Midway through in-person voting on Tuesday, Civic Nebraska reports an efficient Primary Election Day in the Cornhusker State.
Calls to Civic Nebraska’s Election Protection Line (402-890-5291) and reports from its volunteer nonpartisan election observers at precincts around Nebraska have been steady, with most contacts focused on electioneering near polling places; specific requirements to fulfill Nebraska’s new voter identification mandate; and using mobile phones while voting in person.
“Our primary is the state’s first election with the new ID requirements, and it continues to be top-of-mind with voters,” said Heather Engdahl, Civic Nebraska’s director of voting rights. “We have been providing clarity about the new law so that everyone who wishes to cast a ballot can do so without impediment or delay.”

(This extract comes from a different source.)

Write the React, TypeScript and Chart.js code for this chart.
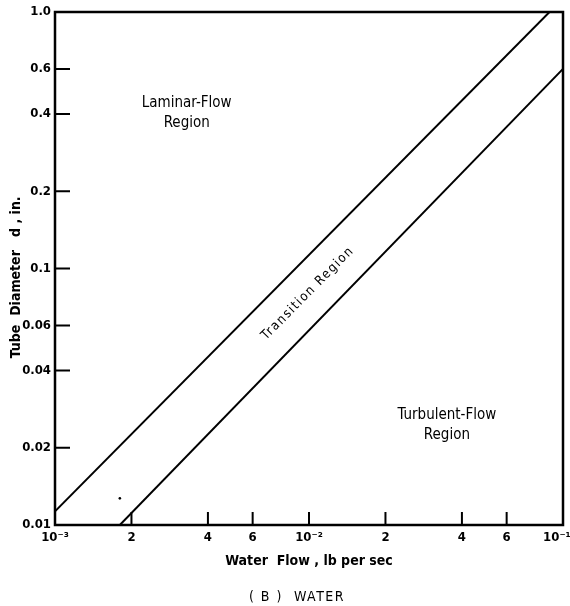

Notable midday reports include:
›› A handful of instances in Omaha and Cass County, in which poll workers were briefly unsure how to proceed after a voter presented their current Nebraska driver’s license with an old address on it. The new law allows Nebraska voters to present outdated or expired ID cards, as long as they carry their photo and name. Each situation was quickly resolved and voters cast their ballots.
›› There also were several questions about the placement of campaign signs outside polling places at a few polling spots in Lincoln and Omaha. State law prohibits electioneering within 200 feet of a polling entrance. There were several reports of campaign signs within this 200-foot radius at a handful of polling stations. County election commissions and the secretary of state’s Election Division (888-727-0007) are the responsible authorities for rectifying accessibility or electioneering concerns.
›› In Douglas County, a poll worker asked a voter to put away a mobile phone while in the voting booth. The voter cited a state law that allows Nebraska voters to employ such resources to assist their voting process, including mobile phones, and was allowed to vote.
Engdahl reminded voters who have requested an early mail-in ballot that they must submit it in an official county dropbox by 8 pm CDT (7 pm MDT) today. Some voters who requested an early mail-in ballot but have decided to vote in person at their polling place today will be asked to complete a provisional ballot.
“That ballot requires extra steps for our hard-working election officials to validate it, and so we strongly recommend that if you have an early mail-in ballot, please dropbox it by 8 tonight,” she said.
Similarly, voters who forget their ID but who wish to vote today may do so via a provisional ballot. Those voters then have seven days to present an accepted form of identification at their county election commissioner’s office.
In cases where voters are unable to acquire and possess proper identification by Election Day, those voters can fill out a reasonable impediment certification form at the polling site and then vote provisionally.
For more information about how to navigate the new ID mandate, visit NoHindrance.org.
This is the 19th election that Civic Nebraska has monitored since 2012. State officials are projecting a participation rate of 35 percent, or about 430,000 of the state’s 1.2 million voters.